When we were younger, and subbed offeratories, it was always cool and rebellious to jazz up your hymns (from these ancient puritan hymnals the place was using...) into "arangements" which according to the various pastors we had were the collective expression of satan himself. It was liberating, and so I wrote some arrangements. One I even wrote out in one of those cool staff notebooks.So yeah two of those still exist in my muscle memory.
Playing them again was spiritual. and im not even kidding. The piano was something I always loved to hate. I hated the gramatical structure of it all. That was before I could feel freedom. (to a certain extent I will never know how to express this with words, but I have felt a glimpse freedom and it is real.) But now, I can play the piano all day, and not even know that one hour has passed. The gramatical structure is still there, and yet I dont have worry about that anymore...instead of me running after it like solomon after the wind, it dances accross the page making harmony with my finger tips. and I am HORRIBLE at it!
Yet there is something beautiful about the melodies of Grace coming from my hands. I know Ive said this before, but I think perhaps Grace is (maybe) the only thing we can really have.
Finished your book old friend- and though it will leave my hands for a while, i will treasure it. and read it many times. The chapter on Grace is AMAZING. I am fascinated by the concept of grace, and I have to say that the opening statement seemed like it had a little of me in it. lol "I was a fundamentalist christian once...I believed if word got out about Grace the whole church was going to turn into a brothel. I was a real jerk, I think." (Blue Like Jazz pp79). Geez, this guy should become a Jesuit and teach theology at marquette. Seriously I loved the book. and I needed it. Thank you so much.
Wow look at that. Christmas eve already, long posts seem to come easily at 1 AM. This not sleeping has so many charms. The biggest one being that when all those other selfish Christians like me are sleeping I can get a little of Jesus all to myself ;) (kidding! but seriously, cool people pray in the wee hours of the morning, ok maybe cool's not the word...crazy is probably a better fit.)

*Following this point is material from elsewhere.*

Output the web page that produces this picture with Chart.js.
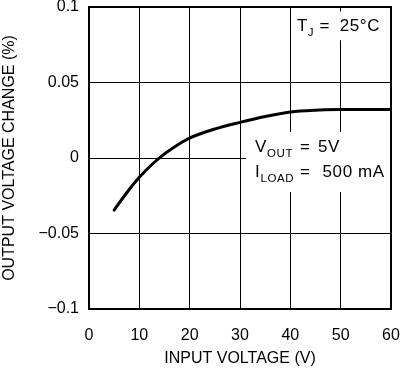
<!DOCTYPE html>
<html>
<head>
<meta charset="utf-8">
<script src="https://cdn.jsdelivr.net/npm/chart.js@4.4.1/dist/chart.umd.min.js"></script>
<style>
  html, body { margin: 0; padding: 0; background: #ffffff; }
  #wrap { width: 400px; height: 372px; position: relative; }
</style>
</head>
<body>
<div id="wrap"><canvas id="c" width="400" height="372"></canvas></div>
<script>
// ---- data ----
const inputVoltage = [5, 7.5, 10, 12.5, 15, 17.5, 20, 25, 30, 35, 40, 45, 50, 55, 60];
const outputChange = [-0.0345, -0.0230, -0.0128, -0.0043, 0.0027, 0.0085, 0.0132, 0.0192, 0.0236, 0.0275, 0.0305, 0.0317, 0.0321, 0.0322, 0.0322];
const xTicks = [0, 10, 20, 30, 40, 50, 60];
const yTicks = [-0.1, -0.05, 0, 0.05, 0.1];
const yTickLabels = ['\u22120.1', '\u22120.05', '0', '0.05', '0.1'];
const xTitle = 'INPUT VOLTAGE (V)';
const yTitle = 'OUTPUT VOLTAGE CHANGE (%)';
// annotation notes: [main symbol, subscript, value]
const noteTJ = ['T', 'J', '25\u00B0C'];
const noteVout = ['V', 'OUT', '5V'];
const noteIload = ['I', 'LOAD', '500 mA'];

const FONT = '"Liberation Sans", Arial, sans-serif';

function drawNote(ctx, xs, ys, note, xSym, xEq, xVal, yBase) {
  const bx = xs.getPixelForValue(xSym);
  const by = ys.getPixelForValue(yBase);
  ctx.font = '17px ' + FONT;
  ctx.fillText(note[0], bx, by);
  const w = ctx.measureText(note[0]).width;
  ctx.font = '11.5px ' + FONT;
  ctx.fillText(note[1], bx + w, by + 5);
  ctx.font = '17px ' + FONT;
  ctx.fillText('=', xs.getPixelForValue(xEq), by);
  ctx.fillText(note[2], xs.getPixelForValue(xVal), by);
}

const notesPlugin = {
  id: 'notes',
  beforeDatasetsDraw(chart) {
    const {ctx} = chart;
    const xs = chart.scales.x, ys = chart.scales.y;
    const rect = (x0, y0, x1, y1) => {
      const px0 = xs.getPixelForValue(x0), px1 = xs.getPixelForValue(x1);
      const py0 = ys.getPixelForValue(y0), py1 = ys.getPixelForValue(y1);
      ctx.fillRect(px0, py0, px1 - px0, py1 - py0);
    };
    ctx.save();
    ctx.fillStyle = '#ffffff';
    rect(40.8, 0.0970, 59.8, 0.0780);
    rect(31.2, 0.0172, 59.8, -0.0225);
    ctx.fillStyle = '#000000';
    ctx.textBaseline = 'alphabetic';
    ctx.textAlign = 'left';
    ctx.letterSpacing = '0.6px';
    drawNote(ctx, xs, ys, noteTJ, 41.3, 45.8, 49.8, 0.0841);
    drawNote(ctx, xs, ys, noteVout, 33.0, 41.9, 45.5, 0.0040);
    drawNote(ctx, xs, ys, noteIload, 33.0, 41.9, 46.4, -0.0126);
    ctx.restore();
  },
  afterDraw(chart) {
    const {ctx, chartArea: a} = chart;
    ctx.save();
    ctx.strokeStyle = '#000';
    ctx.lineWidth = 2;
    ctx.strokeRect(a.left, a.top, a.right - a.left, a.bottom - a.top);
    ctx.restore();
  }
};

new Chart(document.getElementById('c'), {
  type: 'line',
  data: {
    datasets: [{
      data: inputVoltage.map((v, i) => ({x: v, y: outputChange[i]})),
      borderColor: '#000000',
      borderWidth: 3,
      borderCapStyle: 'round',
      pointRadius: 0,
      cubicInterpolationMode: 'monotone',
      fill: false
    }]
  },
  options: {
    responsive: false,
    animation: false,
    devicePixelRatio: 1,
    layout: { autoPadding: false, padding: { top: 7, right: 9, left: 0, bottom: 0 } },
    plugins: { legend: { display: false }, tooltip: { enabled: false } },
    scales: {
      x: {
        type: 'linear',
        min: 0, max: 60,
        afterBuildTicks: s => { s.ticks = xTicks.map(v => ({value: v})); },
        afterFit: s => { s.height = 63; s.paddingLeft = 0; s.paddingRight = 0; },
        grid: { color: '#000', lineWidth: 1, drawTicks: false },
        border: { display: false },
        ticks: { color: '#000', font: { family: FONT, size: 16 }, padding: 17, maxRotation: 0 },
        title: { display: true, text: xTitle, color: '#000', font: { family: FONT, size: 16 }, padding: { top: 0, bottom: 4 } }
      },
      y: {
        type: 'linear',
        min: -0.1, max: 0.1,
        afterBuildTicks: s => { s.ticks = yTicks.map(v => ({value: v})); },
        afterFit: s => { s.width = 89; s.paddingTop = 0; s.paddingBottom = 0; },
        grid: { color: '#000', lineWidth: 1, drawTicks: false },
        border: { display: false },
        ticks: { color: '#000', font: { family: FONT, size: 16 }, padding: 10,
          callback: (v) => { const i = yTicks.findIndex(t => Math.abs(t - v) < 1e-9); return i >= 0 ? yTickLabels[i] : ''; } },
        title: { display: true, text: yTitle, color: '#000', font: { family: FONT, size: 16 }, padding: { top: 0, bottom: 0 } }
      }
    }
  },
  plugins: [notesPlugin]
});
</script>
</body>
</html>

Someone leaked (and I will find out who this cursed soul is) that I, in the days when things were concrete and absolute, was a decent pianist. I was in the pastor's office trying desperately to get this scooter someone wanted me to drive to Milw Rescue Mission, when he passive-agressively states "Well Christina...someone has told me something about you I'd like to confirm."
My head whipped around so fast I think I got whiplash. Obviously I was totally convicted on any number of issues that I deal with in my life, when he chuckles and says "Someone leaked that you can play the piano..." My brain laughed histerically because obvoiusly whoever said it does not know me that well, or they would have never said such a thing. See, I subbed piano in church in middle school/ early highschool about twice a year. It made me vomit. literally.

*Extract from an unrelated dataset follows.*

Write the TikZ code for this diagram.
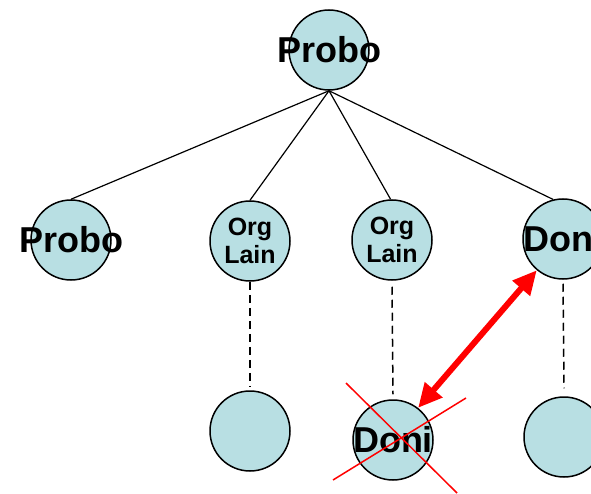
\documentclass[tikz,border=0pt]{standalone}
\usepackage{fontspec}
\setmainfont{Liberation Sans}
\usetikzlibrary{arrows.meta}
\definecolor{bulle}{RGB}{184,223,227}
\tikzset{
    bulle/.style={circle,draw=black,line width=1.5pt,fill=bulle,minimum size=80pt,inner sep=0pt},
    grand/.style={font=\fontsize{36}{40}\selectfont\bfseries},
    petit/.style={font=\fontsize{25}{28}\selectfont\bfseries,align=center},
    tirets/.style={line width=1.5pt,dash pattern=on 8pt off 5pt},
  }

\begin{document}
\begin{tikzpicture}[x=1pt,y=-1pt]
				  \useasboundingbox (0,0) rectangle (591,494);
				  
				  %RACINE
				  \node[bulle,label={[grand]center:Probo}] (P) at (329,50) {};
				  
				  %FILS
				  \node[bulle,label={[grand]center:Probo}] (P1) at (71,240) {};
				  \node[bulle,label={[petit]center:{Org\\Lain}}] (O1) at (250,241) {};
				  \node[bulle,label={[petit]center:{Org\\Lain}}] (O2) at (392,240) {};
				  \node[bulle,label={[grand]center:Doni}] (D) at (563,239) {};
				  
				  %ARETES
				  \foreach \f/\a in {P1/90,O1/90,O2/92,D/104}
				  	\draw[line width=1.2pt] (P.south) -- (\f.\a);
				  
				  %PETITS-FILS
				  \node[bulle] (E1) at (250,431) {};
				  \node[bulle,label={[grand]center:Doni}] (D') at (393,440) {};
				  \node[bulle] (E2) at (564,437) {};
				  \draw[tirets] (O1.south) -- ([yshift=4pt]E1.north);
				  \draw[tirets] ([yshift=-6pt]O2.south) -- ([yshift=5pt]D'.north);
				  \draw[tirets] ([yshift=-4pt]D.south) -- ([yshift=8pt]E2.north);
				  
				  %FLECHE
				  \draw[red,line width=6pt,{Triangle[length=24pt,width=22pt]}-{Triangle[length=24pt,width=22pt]}] (D.230) -- (D'.52);
				  
				  %CROIX
				  \coordinate (X1) at (346,383);
				  \coordinate (X2) at (457,493);
				  \coordinate (X3) at (333,480);
				  \coordinate (X4) at (466,398);
				  \draw[red,line width=1.5pt] (X1) -- (X2);
				  \draw[red,line width=1.5pt] (X3) -- (X4);
\end{tikzpicture}
\end{document}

And then he said the words. "will you sub for us in evenings if Char is out of town?" for some reason I felt ok saying that I would. so I figured I oughta start practicing.

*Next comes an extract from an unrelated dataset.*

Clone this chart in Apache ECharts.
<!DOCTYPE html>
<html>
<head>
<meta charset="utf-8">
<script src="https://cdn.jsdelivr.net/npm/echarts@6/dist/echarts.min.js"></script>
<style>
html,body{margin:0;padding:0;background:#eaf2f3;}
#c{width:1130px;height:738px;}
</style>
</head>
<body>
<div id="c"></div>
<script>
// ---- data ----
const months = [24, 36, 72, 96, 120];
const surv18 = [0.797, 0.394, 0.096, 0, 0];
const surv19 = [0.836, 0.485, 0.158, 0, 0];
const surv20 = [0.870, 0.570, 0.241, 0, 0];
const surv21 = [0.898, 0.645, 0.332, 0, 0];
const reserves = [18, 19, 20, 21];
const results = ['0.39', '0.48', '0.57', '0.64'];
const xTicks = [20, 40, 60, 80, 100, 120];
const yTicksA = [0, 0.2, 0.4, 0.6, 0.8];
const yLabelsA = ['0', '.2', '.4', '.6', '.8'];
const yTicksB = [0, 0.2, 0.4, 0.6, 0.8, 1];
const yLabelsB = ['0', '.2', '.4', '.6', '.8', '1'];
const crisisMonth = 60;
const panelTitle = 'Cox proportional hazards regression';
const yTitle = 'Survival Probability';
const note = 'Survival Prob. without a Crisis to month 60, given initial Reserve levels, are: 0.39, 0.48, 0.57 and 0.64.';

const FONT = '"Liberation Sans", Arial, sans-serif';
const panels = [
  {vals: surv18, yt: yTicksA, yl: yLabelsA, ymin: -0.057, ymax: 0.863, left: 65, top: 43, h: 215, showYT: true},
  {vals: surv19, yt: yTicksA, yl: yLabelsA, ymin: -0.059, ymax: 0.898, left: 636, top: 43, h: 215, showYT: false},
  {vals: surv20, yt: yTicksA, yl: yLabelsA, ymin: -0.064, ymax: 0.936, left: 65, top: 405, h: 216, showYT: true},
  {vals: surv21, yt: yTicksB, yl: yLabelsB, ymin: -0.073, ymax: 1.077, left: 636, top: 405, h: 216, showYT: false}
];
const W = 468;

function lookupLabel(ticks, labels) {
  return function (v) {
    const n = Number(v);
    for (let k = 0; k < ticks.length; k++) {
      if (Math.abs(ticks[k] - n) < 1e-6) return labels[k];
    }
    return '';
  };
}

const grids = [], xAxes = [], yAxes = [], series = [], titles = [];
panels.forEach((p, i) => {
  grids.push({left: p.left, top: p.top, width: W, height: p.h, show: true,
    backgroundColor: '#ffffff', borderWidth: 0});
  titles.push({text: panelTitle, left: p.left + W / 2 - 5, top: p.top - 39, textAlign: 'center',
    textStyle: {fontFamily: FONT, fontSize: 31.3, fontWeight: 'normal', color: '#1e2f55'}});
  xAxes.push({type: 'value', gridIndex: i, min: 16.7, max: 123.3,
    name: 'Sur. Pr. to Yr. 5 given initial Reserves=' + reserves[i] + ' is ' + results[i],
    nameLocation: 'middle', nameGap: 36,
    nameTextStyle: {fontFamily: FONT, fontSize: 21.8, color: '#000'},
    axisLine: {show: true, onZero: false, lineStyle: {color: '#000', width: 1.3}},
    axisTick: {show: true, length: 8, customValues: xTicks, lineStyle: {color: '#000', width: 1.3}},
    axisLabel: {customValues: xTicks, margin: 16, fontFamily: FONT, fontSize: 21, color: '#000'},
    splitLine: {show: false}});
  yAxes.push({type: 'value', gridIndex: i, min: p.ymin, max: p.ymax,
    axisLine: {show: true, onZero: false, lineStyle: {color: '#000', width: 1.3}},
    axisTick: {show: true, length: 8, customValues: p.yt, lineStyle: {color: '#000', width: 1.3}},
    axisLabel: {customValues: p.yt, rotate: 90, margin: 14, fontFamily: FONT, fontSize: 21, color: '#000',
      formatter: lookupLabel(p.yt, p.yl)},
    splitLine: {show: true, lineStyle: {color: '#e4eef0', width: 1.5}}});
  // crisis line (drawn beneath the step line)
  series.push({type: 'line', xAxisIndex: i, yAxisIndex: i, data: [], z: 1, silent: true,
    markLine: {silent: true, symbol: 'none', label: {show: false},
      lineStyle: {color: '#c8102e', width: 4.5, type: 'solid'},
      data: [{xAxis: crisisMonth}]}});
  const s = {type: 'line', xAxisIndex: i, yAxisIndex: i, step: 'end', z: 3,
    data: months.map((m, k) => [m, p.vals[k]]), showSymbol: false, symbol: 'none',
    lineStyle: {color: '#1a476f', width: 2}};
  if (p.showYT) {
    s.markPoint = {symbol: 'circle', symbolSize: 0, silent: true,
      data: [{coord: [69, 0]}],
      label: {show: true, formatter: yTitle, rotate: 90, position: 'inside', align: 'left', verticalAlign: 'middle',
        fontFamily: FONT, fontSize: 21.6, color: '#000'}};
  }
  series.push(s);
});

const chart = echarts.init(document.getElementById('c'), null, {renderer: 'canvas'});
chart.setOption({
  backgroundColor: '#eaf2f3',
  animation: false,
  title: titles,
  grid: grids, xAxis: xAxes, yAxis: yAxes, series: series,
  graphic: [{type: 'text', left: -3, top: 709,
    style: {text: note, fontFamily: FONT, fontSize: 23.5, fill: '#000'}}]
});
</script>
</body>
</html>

I grew up practicing on this really huge crappy piano in our living room that sounds like it came out of some western saloon from the 40s. So yesturday I crack open this dusty piano that hasnt been played in ages.
When we were younger, and subbed offeratories, it was always cool and rebellious to jazz up your hymns (from these ancient puritan hymnals the place was using...) into "arangements" which according to the various pastors we had were the collective expression of satan himself. It was liberating, and so I wrote some arrangements. One I even wrote out in one of those cool staff notebooks.So yeah two of those still exist in my muscle memory.
Playing them again was spiritual. and im not even kidding. The piano was something I always loved to hate. I hated the gramatical structure of it all. That was before I could feel freedom. (to a certain extent I will never know how to express this with words, but I have felt a glimpse freedom and it is real.) But now, I can play the piano all day, and not even know that one hour has passed. The gramatical structure is still there, and yet I dont have worry about that anymore...instead of me running after it like solomon after the wind, it dances accross the page making harmony with my finger tips. and I am HORRIBLE at it!
Yet there is something beautiful about the melodies of Grace coming from my hands. I know Ive said this before, but I think perhaps Grace is (maybe) the only thing we can really have.
Finished your book old friend- and though it will leave my hands for a while, i will treasure it. and read it many times. The chapter on Grace is AMAZING. I am fascinated by the concept of grace, and I have to say that the opening statement seemed like it had a little of me in it. lol "I was a fundamentalist christian once...I believed if word got out about Grace the whole church was going to turn into a brothel. I was a real jerk, I think." (Blue Like Jazz pp79). Geez, this guy should become a Jesuit and teach theology at marquette. Seriously I loved the book. and I needed it. Thank you so much.
Wow look at that. Christmas eve already, long posts seem to come easily at 1 AM. This not sleeping has so many charms. The biggest one being that when all those other selfish Christians like me are sleeping I can get a little of Jesus all to myself ;) (kidding! but seriously, cool people pray in the wee hours of the morning, ok maybe cool's not the word...crazy is probably a better fit.)
2 Comments:
Christina- have I told you lately that I love you? I too have been making my peace with God and bringing myself back under his rule. He is so gracious. Part of me is screaming while another part is finally free again.
Thank you for this blog- this is the Chrsitina I've always wanted to know. You are indeed beautiful.
speaking of bringing oneself beack under God's rule and screaming...haha I have stories to tell. Be careful what you pray for if you dont really want it to happen. Story for some coffee time.
but better advice is dont be careful because what you are asking for might just be what God is dying to do for you. (quite literally actually...if you want to interpret it that way ;)
Remind me and I will talk to you about this.